Tuesday, February 4, 2014

P

Me:  *warm and cozily tucked under covers and browsing the internet, not wanting to get up and go pee.* "Sometimes I wish I had a catheter. "
Sal:  "Well, if you had one, I bet you wish you didn't."


It's been 8 months since a post.  I thought I'd return with a bang.

you're welcome for pee talk.


Saturday, May 25, 2013

Life ahead

I just stumbled across this video, and I bawled my eyes out.  My eyes are so red right now because Lord knows I'm not a pretty cry-er in the first place, but especially not when I'm sitting in bed with the laptop propped up on the pillow, a snoozing cat at my ankles, and wet hair draped around my face.

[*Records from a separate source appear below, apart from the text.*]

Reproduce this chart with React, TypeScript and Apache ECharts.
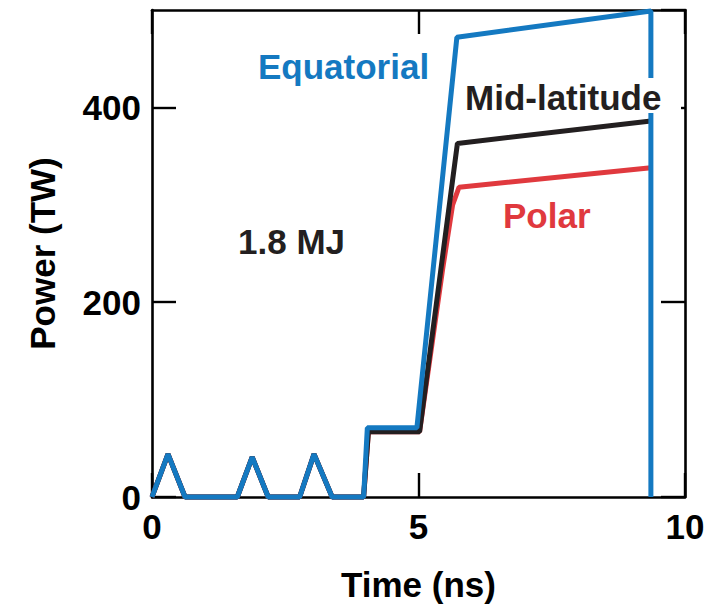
import React, { useEffect, useRef } from "react";
import * as echarts from "echarts";

const xTicks = [0, 5, 10];
const yTicks = [0, 200, 400];

const pulseTime = [0, 0.3, 0.62, 1.6, 1.88, 2.18, 2.77, 3.04, 3.38, 3.97];
const pulsePower = [0, 44, 0, 0, 41, 0, 0, 44, 0, 0];

const equatorialTime = [...pulseTime, 4.04, 4.97, 5.72, 9.36, 9.36];
const equatorialPower = [...pulsePower, 71, 71, 472, 499, 0];

const midTime = [...pulseTime, 4.06, 5.02, 5.73, 9.36];
const midPower = [...pulsePower, 67, 67, 363, 386];

const polarTime = [...pulseTime, 4.06, 5.02, 5.45, 5.64, 5.76, 9.36];
const polarPower = [...pulsePower, 67, 67, 233, 300, 318, 338];

const BLUE = "#1479c1";
const RED = "#e0393e";
const BLACK = "#231f20";
const FONT = "'Liberation Sans', Arial, Helvetica, sans-serif";

const zip = (t: number[], v: number[]) => t.map((x, i) => [x, v[i]]);

export default function App() {
  const ref = useRef<HTMLDivElement>(null);
  useEffect(() => {
    if (!ref.current) return;
    const chart = echarts.init(ref.current, null, { renderer: "svg" });
    const axisLine = { show: true, onZero: false, lineStyle: { color: "#000", width: 2.6 } };
    const tick = { show: true, inside: true, length: 24, lineStyle: { color: "#000", width: 2.4 } };
    const label = { fontFamily: FONT, fontWeight: "bold" as const, fontSize: 35, color: "#000" };
    chart.setOption({
      animation: false,
      backgroundColor: "#fff",
      grid: { left: 152, right: 23, top: 10, bottom: 113, containLabel: false, outerBoundsMode: "none" },
      xAxis: [
        {
          type: "value", min: xTicks[0], max: xTicks[2], interval: xTicks[1] - xTicks[0], position: "bottom",
          axisLine, axisTick: tick, splitLine: { show: false },
          axisLabel: { ...label, margin: 12 },
          name: "Time (ns)", nameLocation: "middle", nameGap: 70,
          nameTextStyle: { ...label },
        },
        {
          type: "value", min: xTicks[0], max: xTicks[2], interval: xTicks[1] - xTicks[0], position: "top",
          axisLine, axisTick: tick, splitLine: { show: false }, axisLabel: { show: false },
        },
      ],
      yAxis: [
        {
          type: "value", min: yTicks[0], max: 500, interval: yTicks[1] - yTicks[0], position: "left",
          axisLine, axisTick: tick, splitLine: { show: false },
          axisLabel: { ...label, margin: 11, showMaxLabel: false },
          name: "Power (TW)", nameLocation: "middle", nameGap: 92,
          nameTextStyle: { ...label },
        },
        {
          type: "value", min: yTicks[0], max: 500, interval: yTicks[1] - yTicks[0], position: "right",
          axisLine, axisTick: tick, splitLine: { show: false }, axisLabel: { show: false },
        },
      ],
      series: [
        {
          type: "line", data: zip(polarTime, polarPower), showSymbol: false, clip: false,
          lineStyle: { color: RED, width: 5 }, z: 2,
        },
        {
          type: "line", data: zip(midTime, midPower), showSymbol: false, clip: false,
          lineStyle: { color: BLACK, width: 5 }, z: 3,
        },
        {
          type: "line", data: zip(equatorialTime, equatorialPower), showSymbol: false, clip: false,
          lineStyle: { color: BLUE, width: 5 }, z: 4,
        },
      ],
      graphic: [
        { type: "rect", z: 100, shape: { x: 460, y: 78, width: 221, height: 35 }, style: { fill: "#fff" } },
        { type: "text", z: 101, style: { text: "Equatorial", x: 258, y: 66, font: `bold 35px ${FONT}`, fill: BLUE, textVerticalAlign: "middle" } },
        { type: "text", z: 101, style: { text: "Mid-latitude", x: 465, y: 97, font: `bold 35px ${FONT}`, fill: BLACK, textVerticalAlign: "middle" } },
        { type: "text", z: 101, style: { text: "Polar", x: 503, y: 215, font: `bold 35px ${FONT}`, fill: RED, textVerticalAlign: "middle" } },
        { type: "text", z: 101, style: { text: "1.8 MJ", x: 238, y: 241, font: `bold 35px ${FONT}`, fill: BLACK, textVerticalAlign: "middle" } },
      ],
    });
    return () => chart.dispose();
  }, []);
  return <div ref={ref} style={{ width: 708, height: 610, position: "absolute", left: 0, top: 0 }} />;
}
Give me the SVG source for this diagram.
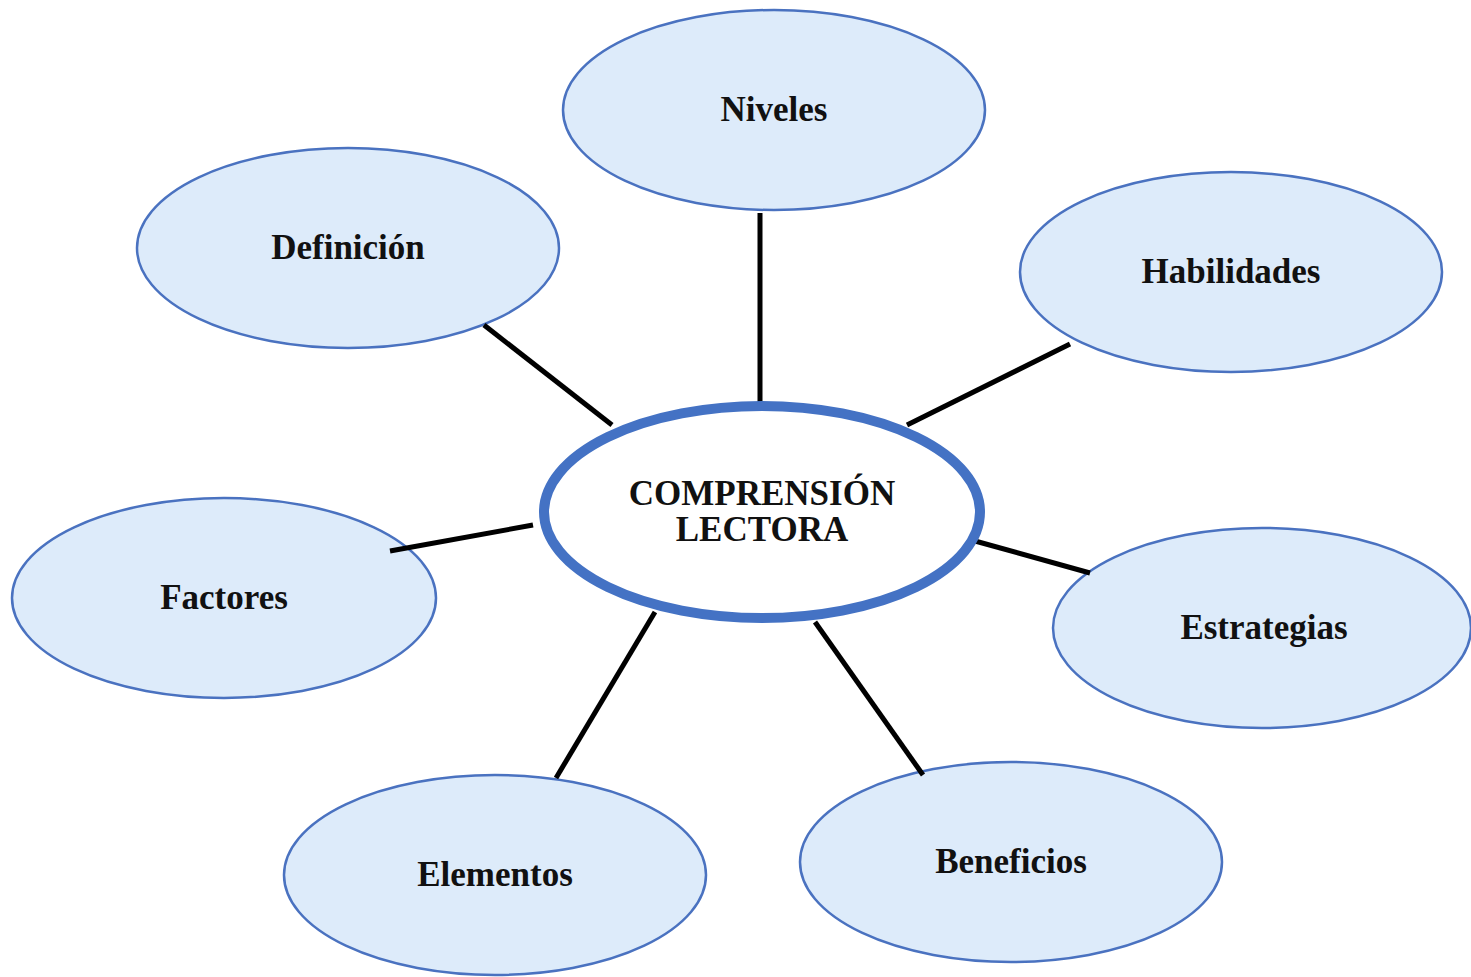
<svg xmlns="http://www.w3.org/2000/svg" width="1471" height="977" viewBox="0 0 1471 977">
<style>
.n{fill:#ddebfa;stroke:#4a72c0;stroke-width:2.5}
.c{fill:#ffffff;stroke:#4472c4;stroke-width:10}
.t{font-family:"Liberation Serif","Times New Roman",serif;font-weight:bold;font-size:35px;fill:#111;text-anchor:middle}
.l{stroke:#000;stroke-width:5;fill:none}
</style>
<rect width="1471" height="977" fill="#ffffff"/>
<g id="niveles"><ellipse class="n" cx="774" cy="110" rx="211" ry="100"/><text class="t" x="774" y="121">Niveles</text></g>
<g id="definicion"><ellipse class="n" cx="348" cy="248" rx="211" ry="100"/><text class="t" x="348" y="259">Definición</text></g>
<g id="habilidades"><ellipse class="n" cx="1231" cy="272" rx="211" ry="100"/><text class="t" x="1231" y="283">Habilidades</text></g>
<g id="factores"><ellipse class="n" cx="224" cy="598" rx="212" ry="100"/><text class="t" x="224" y="609">Factores</text></g>
<g id="estrategias"><ellipse class="n" cx="1262" cy="628" rx="209" ry="100"/><text class="t" x="1264" y="639">Estrategias</text></g>
<g id="elementos"><ellipse class="n" cx="495" cy="875" rx="211" ry="100"/><text class="t" x="495" y="886">Elementos</text></g>
<g id="beneficios"><ellipse class="n" cx="1011" cy="862" rx="211" ry="100"/><text class="t" x="1011" y="873">Beneficios</text></g>
<g id="connectors">
<line class="l" x1="760" y1="213" x2="760" y2="405"/>
<line class="l" x1="484" y1="325" x2="612" y2="425"/>
<line class="l" x1="1070" y1="344" x2="907" y2="425"/>
<line class="l" x1="390" y1="551" x2="533" y2="525"/>
<line class="l" x1="975" y1="541" x2="1090" y2="573"/>
<line class="l" x1="655" y1="612" x2="556" y2="778"/>
<line class="l" x1="815" y1="622" x2="923" y2="775"/>
</g>
<g id="center"><ellipse class="c" cx="762" cy="512" rx="218" ry="106"/><text class="t" x="762" y="505">COMPRENSIÓN</text><text class="t" x="762" y="541">LECTORA</text></g>
</svg>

Though this is technically not a new message--to live like you were dying--it always serves as a good reminder throughout life.  Throughout days of getting angry over stupid things like people who don't use the turn lane, or the post office for returning mail that should've reached its destination by the time it comes back to your doorstep.  Anyway, I'll proceed. ;)

It's always a good reminder that we should constantly be going after our dreams.  We've got this one life, this one short, blink of an eye time here to live, and we need to be doing just that.


I'm beyond words excited about what's next for me and Sal.


But I'm also a little hesitant because it's a huge unknown...which I guess is the hint of scary in exciting that makes it all so heart-pounding.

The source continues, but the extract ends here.